Meta hit with €479m Spanish court ruling, reinforcing EU regulatory overhang
Read source articleWhat happened
A Spanish court has ordered Meta to pay €479 million (~$552 million) to Spanish digital media outlets for unfair competition and violations of EU data protection rules. The judgment adds to Meta’s growing list of European regulatory and legal actions, on top of prior GDPR and DMA-related enforcement highlighted in recent filings. In the context of 2024 operating income of $69.4 billion and strong cash generation, the direct financial impact is modest but not trivial, roughly well under 1% of annual operating profit. The decision signals that European courts are willing to impose sizable monetary penalties where data practices and competitive behavior toward publishers are deemed non-compliant. It also may drive further changes in how Meta handles data and monetizes news and media content in Spain and potentially other EU markets, adding friction to an otherwise strong advertising engine.
Implication
For investors, the immediate earnings and cash flow impact of a €479 million payment is modest relative to Meta’s ~$69 billion in annual operating income and >$90 billion in operating cash flow, so it does not by itself alter the fundamental earnings power story. The ruling does, however, reinforce that EU legal and regulatory risk is real and recurring, with potential for further fines, behavioral remedies, or constraints on data use that could weigh on EU monetization over time.
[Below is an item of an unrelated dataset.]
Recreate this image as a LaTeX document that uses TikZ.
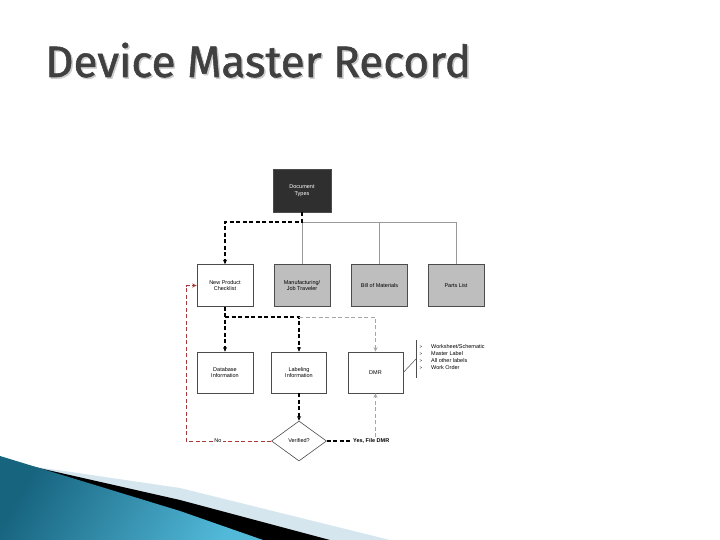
\documentclass[tikz,border=0pt]{standalone}
\usepackage{fontspec}
\setmainfont{Liberation Sans}
\newfontfamily\titlefont{Fira Sans}[FakeBold=1.2]
\usetikzlibrary{shapes.geometric,arrows.meta}
\definecolor{boxgray}{HTML}{BEBEBE}
\definecolor{typesfill}{HTML}{2F2F2F}
\definecolor{titlegray}{HTML}{404040}
\definecolor{swooshdark}{HTML}{17647F}
\definecolor{swooshlight}{HTML}{52B9D9}
\definecolor{swooshpale}{HTML}{D5E6EE}
\definecolor{nored}{HTML}{A83A3A}
\tikzstyle{docbox}=[
    draw=black!70,line width=0.6pt,
    minimum width=56pt,minimum height=42pt,
    inner sep=1pt,align=center,
    font=\fontsize{5.5}{6.5}\selectfont
    ]
\tikzstyle{graybox}=[docbox,fill=boxgray]
\tikzstyle{flow}=[
    dash pattern=on 4pt off 2.5pt,line width=1.1pt,
    -{Stealth[length=4.5pt,width=4pt]}
    ]
\tikzstyle{grayflow}=[flow,draw=black!35,line width=0.7pt]
\tikzstyle{noflow}=[flow,draw=nored,line width=0.8pt]
\tikzstyle{tree}=[draw=black!40,line width=0.7pt]
\tikzstyle{smalltext}=[font=\fontsize{5.5}{6.5}\selectfont,inner sep=1pt]

\begin{document}
\begin{tikzpicture}[x=1pt,y=-1pt]
\useasboundingbox (0,0) rectangle (720,540);
%swoosh
\fill[swooshpale] (30,466) -- (180,488) -- (390,540) -- (0,540) -- cycle;
\fill[black] (30,466) -- (180,500) -- (330,540) -- (0,540) -- cycle;
\shade[left color=swooshdark,right color=swooshlight,shading angle=60]
  (0,456) -- (180,511) -- (263,540) -- (0,540) -- cycle;
%title
\node[text=black!20,anchor=base west,font=\titlefont\fontsize{44}{48}\selectfont,inner sep=0pt] at (46.5,78.5) {Device Master Record};
\node (title)[text=titlegray,anchor=base west,font=\titlefont\fontsize{44}{48}\selectfont,inner sep=0pt] at (45,77) {Device Master Record};
%document types
\node (types)[docbox,fill=typesfill,text=white,minimum width=58pt,minimum height=43pt] at (302,190.5) {Document\\Types};
\node (checklist)[docbox] at (225,285.5) {New Product\\Checklist};
\node (traveler)[graybox] at (302,285.5) {Manufacturing/\\Job Traveler};
\node (bom)[graybox] at (379.5,285.5) {Bill of Materials};
\node (parts)[graybox] at (456,285.5) {Parts List};
\node (dbinfo)[docbox,minimum height=41pt] at (225,372.5) {Database\\Information};
\node (labinfo)[docbox,minimum width=55pt,minimum height=41pt] at (299,372.5) {Labeling\\Information};
\node (dmr)[docbox,minimum width=55pt,minimum height=41pt] at (375.5,372.5) {DMR};
\node (verified)[draw=black!70,line width=0.6pt,diamond,minimum width=55pt,minimum height=40pt,inner sep=0pt,font=\fontsize{5.5}{6.5}\selectfont] at (299,441) {Verified?};
%tree
\coordinate (bus) at (302,222);
\draw[tree] (bus) -| (parts.north);
\draw[tree] (bus) -- (traveler.north);
\draw[tree] (bom.north |- bus) -- (bom.north);
\draw[flow] (types.south) -- (bus) -| (checklist.north);
%second row
\coordinate (split) at (225,317);
\draw[flow] (checklist.south) -- (dbinfo.north);
\draw[flow] (split) -| (labinfo.north);
\draw[grayflow] (labinfo.north |- split) -| (dmr.north);
\draw[flow] (labinfo.south) -- (verified.north);
%no / yes
\coordinate (noturn) at (186,441);
\draw[noflow] (verified.west) -- (noturn) |- (checklist.west);
\node (no)[smalltext,fill=white] at (218,441) {No};
\node (yes)[smalltext,anchor=west,font=\fontsize{5.5}{6.5}\selectfont\bfseries] at (352,441) {Yes, File DMR};
\draw[flow,-] (verified.east) -- (yes.west);
\draw[grayflow] (dmr.south |- yes.north) -- (dmr.south);
%dmr contents
\coordinate (bracket) at (416,359);
\draw[black!70,line width=0.6pt] (416,340) -- (416,378);
\draw[black!70,line width=0.5pt] (dmr.east) -- (bracket);
\foreach \item [count=\i] in {Worksheet/Schematic,Master Label,All other labels,Work Order}{
  \node (bullet\i)[smalltext,font=\fontsize{4.5}{5}\selectfont] at (421,340+7*\i) {>};
  \node (entry\i)[smalltext,anchor=west] at (430,340+7*\i) {\item};
}
\end{tikzpicture}
\end{document}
This development slots directly into the existing risk framework around GDPR, DMA “consent-or-pay,” and other European actions flagged in the prior thesis, nudging the risk skew slightly more negative for the region. Given that the stock already trades near our DCF anchor and at a premium to peer P/E and EV/EBITDA multiples, this added overhang makes it harder to underwrite multiple expansion in the near term. Investors should monitor Meta’s response (including any settlement or product changes in Spain), signals of copycat litigation in other EU countries, and updated legal expense trends, while staying focused on whether AI-driven ad improvements can offset incremental European friction.
Thesis delta
The Spanish court ruling modestly increases the realized cost of EU regulatory and legal risk, but the absolute financial impact is small relative to Meta’s earnings base and does not warrant a change from the existing HOLD recommendation. Our core thesis—strong AI-augmented advertising fundamentals offset by elevated regulatory risk and Reality Labs losses, with valuation near DCF fair value—remains intact, though we incrementally raise our internal probability weighting on adverse EU outcomes and the chance of ongoing legal leakage in Europe. Net-net, this news slightly worsens the risk/reward asymmetry in Europe but is not thesis-breaking at the consolidated company level.